▸ Stored data:
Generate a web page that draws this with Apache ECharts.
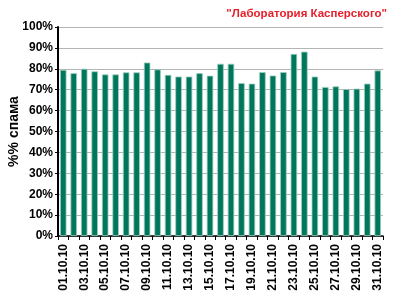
<!DOCTYPE html>
<html><head><meta charset="utf-8">
<script src="https://cdn.jsdelivr.net/npm/echarts@6/dist/echarts.min.js"></script>
<style>html,body{margin:0;padding:0;background:#fff}#c{width:400px;height:300px}</style>
</head><body><div id="c"></div>
<script>
const categories = ["01.10.10","02.10.10","03.10.10","04.10.10","05.10.10","06.10.10","07.10.10","08.10.10","09.10.10","10.10.10","11.10.10","12.10.10","13.10.10","14.10.10","15.10.10","16.10.10","17.10.10","18.10.10","19.10.10","20.10.10","21.10.10","22.10.10","23.10.10","24.10.10","25.10.10","26.10.10","27.10.10","28.10.10","29.10.10","30.10.10","31.10.10"];
const spamShare = [79.5,77.9,80.0,78.8,77.3,77.3,78.3,78.3,83.0,79.7,77.1,76.3,76.3,77.9,76.7,82.4,82.4,73.2,72.9,78.4,76.8,78.4,87.1,88.2,76.3,71.3,71.6,70.3,70.5,72.9,79.2];
const titleText = '"Лаборатория Касперского"';
const yName = '%% спама';
const chart = echarts.init(document.getElementById('c'));
const font = 'Liberation Sans, Arial, sans-serif';
chart.setOption({
  animation: false,
  title: { text: titleText, right: 8, top: 3, textStyle: { color: '#e8202a', fontSize: 11.5, fontWeight: 'bold', fontFamily: font } },
  grid: { left: 58, right: 17, top: 27, bottom: 64, outerBoundsMode: 'none', containLabel: false },
  xAxis: {
    type: 'category', data: categories,
    axisLine: { lineStyle: { color: '#000', width: 1.5 } },
    axisTick: { show: true, alignWithLabel: false, length: 4, lineStyle: { color: '#000' }, interval: 0 },
    axisLabel: { rotate: 90, interval: 1, color: '#000', fontSize: 12, fontWeight: 'bold', fontFamily: font, margin: 8 }
  },
  yAxis: {
    type: 'value', min: 0, max: 100, interval: 10,
    name: yName, nameLocation: 'middle', nameGap: 37, nameRotate: 90, nameMoveOverlap: false,
    nameTextStyle: { color: '#000', fontSize: 14, fontWeight: 'bold', fontFamily: font },
    axisLine: { show: true, lineStyle: { color: '#000', width: 2 } },
    axisTick: { show: true, length: 3, lineStyle: { color: '#000' } },
    axisLabel: { formatter: '{value}%', color: '#000', fontSize: 12, fontWeight: 'bold', fontFamily: font, margin: 5 },
    splitLine: { lineStyle: { color: '#b4b4b4', width: 1 } }
  },
  series: [{
    type: 'bar', data: spamShare, barWidth: 6.5,
    itemStyle: { color: '#00765c', borderColor: '#9ccfbd', borderWidth: 0.8 }
  }]
});
</script></body></html>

▸ Goal:
Using the data above, write out every line exactly, leaving the images behind.

▸ Answer to this exercise:
Generate a web page that draws this with Apache ECharts.
<!DOCTYPE html>
<html><head><meta charset="utf-8">
<script src="https://cdn.jsdelivr.net/npm/echarts@6/dist/echarts.min.js"></script>
<style>html,body{margin:0;padding:0;background:#fff}#c{width:400px;height:300px}</style>
</head><body><div id="c"></div>
<script>
const categories = ["01.10.10","02.10.10","03.10.10","04.10.10","05.10.10","06.10.10","07.10.10","08.10.10","09.10.10","10.10.10","11.10.10","12.10.10","13.10.10","14.10.10","15.10.10","16.10.10","17.10.10","18.10.10","19.10.10","20.10.10","21.10.10","22.10.10","23.10.10","24.10.10","25.10.10","26.10.10","27.10.10","28.10.10","29.10.10","30.10.10","31.10.10"];
const spamShare = [79.5,77.9,80.0,78.8,77.3,77.3,78.3,78.3,83.0,79.7,77.1,76.3,76.3,77.9,76.7,82.4,82.4,73.2,72.9,78.4,76.8,78.4,87.1,88.2,76.3,71.3,71.6,70.3,70.5,72.9,79.2];
const titleText = '"Лаборатория Касперского"';
const yName = '%% спама';
const chart = echarts.init(document.getElementById('c'));
const font = 'Liberation Sans, Arial, sans-serif';
chart.setOption({
  animation: false,
  title: { text: titleText, right: 8, top: 3, textStyle: { color: '#e8202a', fontSize: 11.5, fontWeight: 'bold', fontFamily: font } },
  grid: { left: 58, right: 17, top: 27, bottom: 64, outerBoundsMode: 'none', containLabel: false },
  xAxis: {
    type: 'category', data: categories,
    axisLine: { lineStyle: { color: '#000', width: 1.5 } },
    axisTick: { show: true, alignWithLabel: false, length: 4, lineStyle: { color: '#000' }, interval: 0 },
    axisLabel: { rotate: 90, interval: 1, color: '#000', fontSize: 12, fontWeight: 'bold', fontFamily: font, margin: 8 }
  },
  yAxis: {
    type: 'value', min: 0, max: 100, interval: 10,
    name: yName, nameLocation: 'middle', nameGap: 37, nameRotate: 90, nameMoveOverlap: false,
    nameTextStyle: { color: '#000', fontSize: 14, fontWeight: 'bold', fontFamily: font },
    axisLine: { show: true, lineStyle: { color: '#000', width: 2 } },
    axisTick: { show: true, length: 3, lineStyle: { color: '#000' } },
    axisLabel: { formatter: '{value}%', color: '#000', fontSize: 12, fontWeight: 'bold', fontFamily: font, margin: 5 },
    splitLine: { lineStyle: { color: '#b4b4b4', width: 1 } }
  },
  series: [{
    type: 'bar', data: spamShare, barWidth: 6.5,
    itemStyle: { color: '#00765c', borderColor: '#9ccfbd', borderWidth: 0.8 }
  }]
});
</script></body></html>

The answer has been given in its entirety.